Formaban una pareja extraña, de esas por las que nadie daría un duro. No es que fueran diferentes, es que estaban a millones de años luz uno de otro. Pero, fuera por la razón que fuera, la cosa funcionaba.
Ella era refinada, coqueta, amante del buen comer y del buen beber, cuidadosa en el vestir y en su aspecto físico. Él no salía de sus vaqueros, sus camisetas con agujeros y sus deportivas. Prefería el calimocho al Vega Sicilia y disfrutaba más un bocata de calamares en cualquier bar del centro que un menú degustación en Diverxo.
Ella había ido a la universidad, se había doctorado y hablaba varios idiomas. Él era mecánico jefe en un taller de coches de lujo y no conocía mejor doctorado que el de la vida en uno de los barrios más humildes de la ciudad.

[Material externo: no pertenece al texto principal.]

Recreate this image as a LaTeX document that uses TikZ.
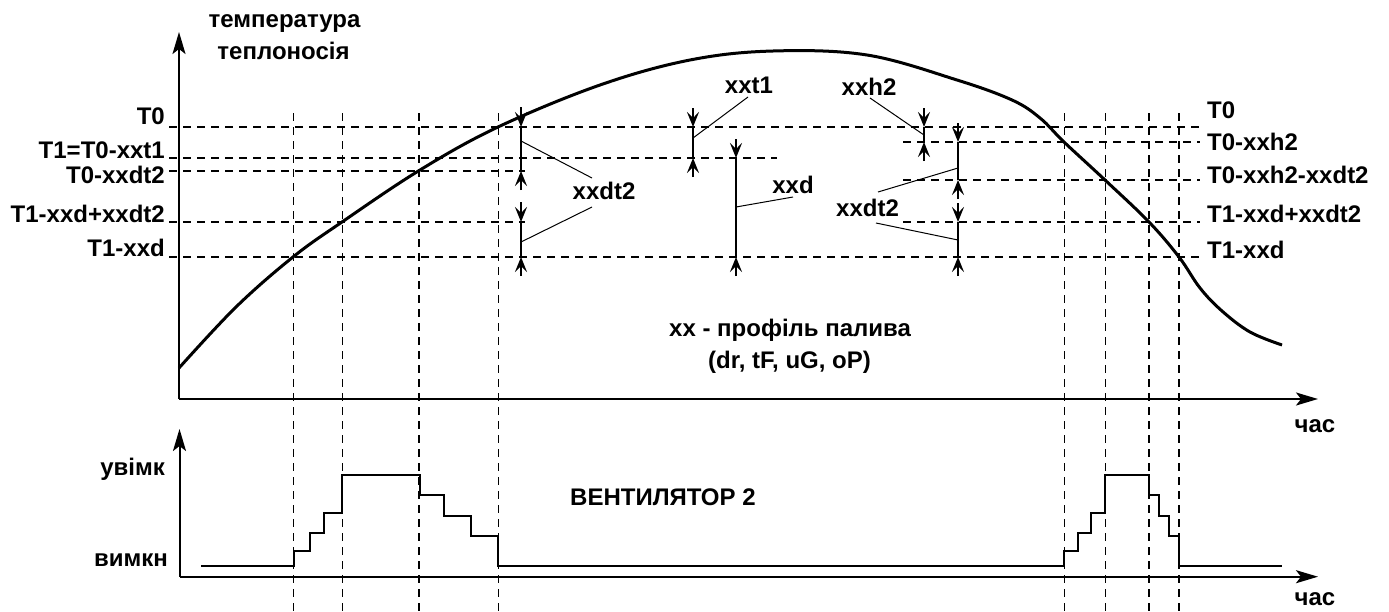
\documentclass[tikz,border=0pt]{standalone}
\usepackage{fontspec}
\setmainfont{Liberation Sans}
\usetikzlibrary{arrows.meta}
\begin{document}
\begin{tikzpicture}[x=1pt,y=-1pt,
 lbl/.style={font=\fontsize{24}{28}\selectfont\bfseries, inner sep=0pt},
 axis/.style={line width=2pt,-{Stealth[length=22pt,width=13pt,inset=5pt]}},
 gridline/.style={line width=1.2pt,dash pattern=on 8pt off 6pt},
 curve/.style={line width=3pt},
 fan/.style={line width=2pt},
 dimline/.style={line width=1.4pt},
 dimtip/.style={line width=1.6pt,-{Stealth[length=15pt,width=12pt,inset=6pt]}},
 leader/.style={line width=1pt}]
\useasboundingbox (0,0) rectangle (1389,611);

% vertical dashed lines
\foreach \x in {293.3,342.3,419,498.3,1064.3,1105.3,1149,1179}
  \draw[gridline] (\x,113) -- (\x,611);
% horizontal dashed lines
\draw[gridline] (169,127) -- (1200,127);
\draw[gridline] (169,158) -- (777,158);
\draw[gridline] (169,171) -- (525,171);
\draw[gridline] (169,222) -- (525,222);
\draw[gridline] (169,257) -- (1200,257);
\draw[gridline] (903,142) -- (1200,142);
\draw[gridline] (903,180) -- (1200,180);
\draw[gridline] (903,222) -- (1200,222);

% axes
\draw[axis] (179,399) -- (179,32);
\draw[axis] (179,399) -- (1318,399);
\draw[axis] (179.5,576.7) -- (179.5,429);
\draw[axis] (179.5,576.7) -- (1318,576.7);

% temperature curve
\draw[curve] plot[smooth,tension=0.6] coordinates {(179,368) (236,307) (293,257) (342,222) (420,170) (498,127) (600,85) (690,60) (773,51) (867,55) (957,80) (1012,100) (1040,118) (1064,142) (1105,180) (1149,222) (1179,257) (1200,288) (1222,311) (1250,332) (1282,345)};

% fan staircase
\draw[fan] (201,566) -- (294,566) -- (294,550.7) -- (310,550.7) -- (310,533.3) -- (324,533.3) -- (324,513.3) -- (342.3,513.3) -- (342.3,475) -- (420,475) -- (420,495.3) -- (444.3,495.3) -- (444.3,515.7) -- (470.7,515.7) -- (470.7,536) -- (498.3,536) -- (498.3,566) -- (1064,566) -- (1064,550.7) -- (1077.7,550.7) -- (1077.7,533.3) -- (1091,533.3) -- (1091,513.3) -- (1105,513.3) -- (1105,475) -- (1149,475) -- (1149,495.3) -- (1159,495.3) -- (1159,515.7) -- (1169.3,515.7) -- (1169.3,536) -- (1179,536) -- (1179,566) -- (1282,566);

% dimension markers
% left xxdt2 (upper)
\draw[dimtip] (521,107) -- (521,127);
\draw[dimline] (521,127) -- (521,171);
\draw[dimtip] (521,190) -- (521,171);
% left xxdt2 (lower)
\draw[dimtip] (521,202) -- (521,222);
\draw[dimline] (521,222) -- (521,257);
\draw[dimtip] (521,276) -- (521,257);
% xxt1
\draw[dimtip] (693,108) -- (693,127);
\draw[dimline] (693,127) -- (693,158);
\draw[dimtip] (693,177) -- (693,158);
% xxd
\draw[dimtip] (736,139) -- (736,158);
\draw[dimline] (736,158) -- (736,257);
\draw[dimtip] (736,276) -- (736,257);
% xxh2
\draw[dimtip] (924,108) -- (924,127);
\draw[dimline] (924,127) -- (924,142);
\draw[dimtip] (924,161) -- (924,142);
% right xxdt2
\draw[dimtip] (958,123) -- (958,142);
\draw[dimline] (958,142) -- (958,180);
\draw[dimtip] (958,199) -- (958,180);
\draw[dimtip] (958,203) -- (958,222);
\draw[dimline] (958,222) -- (958,257);
\draw[dimtip] (958,276) -- (958,257);

% labels
\node[lbl,anchor=base] (ty1) at (284.5,27) {температура};
\node[lbl,anchor=base] (ty2) at (283.5,59) {теплоносія};

\node[lbl,anchor=base east] (l0) at (165,124) {T0};
\node[lbl,anchor=base east] (l1) at (165,158) {T1=T0-xxt1};
\node[lbl,anchor=base east] (l2) at (165,183) {T0-xxdt2};
\node[lbl,anchor=base east] (l3) at (165,222.7) {T1-xxd+xxdt2};
\node[lbl,anchor=base east] (l4) at (165,256.7) {T1-xxd};

\node[lbl,anchor=base west] (r0) at (1207,118.3) {T0};
\node[lbl,anchor=base west] (r1) at (1207,150) {T0-xxh2};
\node[lbl,anchor=base west] (r2) at (1207,183) {T0-xxh2-xxdt2};
\node[lbl,anchor=base west] (r3) at (1207,222.7) {T1-xxd+xxdt2};
\node[lbl,anchor=base west] (r4) at (1207,258) {T1-xxd};

\node[lbl,anchor=base] (dtl) at (604,199.3) {xxdt2};
\node[lbl,anchor=base] (t1) at (749,93) {xxt1};
\node[lbl,anchor=base] (dd) at (793,193) {xxd};
\node[lbl,anchor=base] (h2) at (869,95) {xxh2};
\node[lbl,anchor=base] (dtr) at (867.5,216.7) {xxdt2};

\node[lbl,anchor=base west] (prof) at (669,336.7) {xx - профіль палива};
\node[lbl,anchor=base west] (prof2) at (708,368.3) {(dr, tF, uG, oP)};

\node[lbl,anchor=base] (t1x) at (1315,432) {час};
\node[lbl,anchor=base] (t2x) at (1315,605) {час};

\node[lbl,anchor=base east] (on) at (165,475) {увімк};
\node[lbl,anchor=base east] (off) at (168,566.7) {вимкн};
\node[lbl,anchor=base west] (fan2) at (570,505) {ВЕНТИЛЯТОР 2};

% leader lines
\coordinate (a1) at (521,141);
\coordinate (a2) at (521,242);
\coordinate (a3) at (693,138);
\coordinate (a4) at (736,207);
\coordinate (a5) at (924,135);
\coordinate (a6) at (958,168);
\coordinate (a7) at (958,240);
\draw[leader] (a1) -- (592,178);
\draw[leader] (a2) -- (592,207);
\draw[leader] (a3) -- (748,97);
\draw[leader] (a4) -- (793,197);
\draw[leader] (a5) -- (870,98);
\draw[leader] (a6) -- (878,192);
\draw[leader] (a7) -- (876,223);
\end{tikzpicture}
\end{document}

Ella estiraba el dedo meñique cuando bebía café. Él disfrutaba con un buen carajillo quemado en vaso pequeño y prefería beber a morro de la botella de cerveza antes que servirla en una copa.
Los domingos que tocaba comer en la casa familiar de ella, él hacía un esfuerzo por agradar a sus suegros. Se había comprado unos pantalones de pinzas que usaba única y exclusivamente para aquellos encuentros con su familia política y una camisa con cuello mao, que era lo más elegante que soportaba su cuerpo. Una vez intentó ponerse una corbata, pero le resultó una experiencia tan desagradable que incluso le salió un sarpullido alrededor del cuello.
Los suegros le trataban con cortesía, procurando pasar por alto sus maneras poco refinadas aunque educadas, pero reconocían en el novio de su hija una simpatía y cierto encanto que hacía más comprensible -o eso intentaban- la atracción que sentía la niña por aquel individuo. Y él trataba de corresponder a la distante amabilidad de sus suegros con frases de halago hacia las viandas que poblaban la mesa.
«¡Hay que joderse, suegra, cómo te curras los menuses!», le soltaba a la anfitriona, que notaba cómo se le rizaban los pelillos de la nuca por debajo del cardado cuando escuchaba semejantes halagos.
«Hija, no sé qué has visto en este chico», le decía con disgusto cuando se encontraban a solas en la cocina preparando los postres. «Ni siquiera es guapo».
Y ella solo sonreía dirigiendo una mirada nada disimulada de lujuria hacia su novio. «Digamos, mamá, que engrasa muy bien mi motor. Ya sabes lo difícil que resulta encontrar un buen mecánico hoy en día».
El amor es extraño y caprichoso, ya se sabe, como también son caprichosos algunos plurales en español. El de menú es uno de ellos. Por eso habrá chirriado a la mayoría de lectores ese *«menuses» del muchacho, que es más incorrecto que eructar delante de tu suegra.
Los únicos plurales admitidos para la palabreja en cuestión son menús (para todo el ámbito del español) y menúes, pero solo en el uso culto de la zona rioplatense y algunas áreas andinas y caribeñas.
Lo cierto es que los sustantivos acabados en –í y en –ú, por lo general, admiten dos plurales. Uno más culto acabado en –es y otro más popular acabado en –s. Por eso podemos decir colibrí o colibríes y bambú o bambúes dependiendo de cómo de eruditos nos hayamos levantado esa mañana.
Pero no toda palabra con esas terminaciones admite ese doble plural. Es el caso de champú, interviú, tutú y vermú, que solo forman su plural en –s.
¿Y qué pasa con las palabras que acaban en –a, –é y –ó? Lo normal es que formen su plural con –s, salvo albalá y faralá, que son muy divas y prefieren albalaes y faralaes.
No caigáis en la tentación de formar los plurales con –es en este tipo de terminaciones, porque ya ni siquiera la norma culta los acepta. *Papaes, *rajaes o *platoes son insorportablemente antiguos. Pero de eso ya estamos muchos vacunados.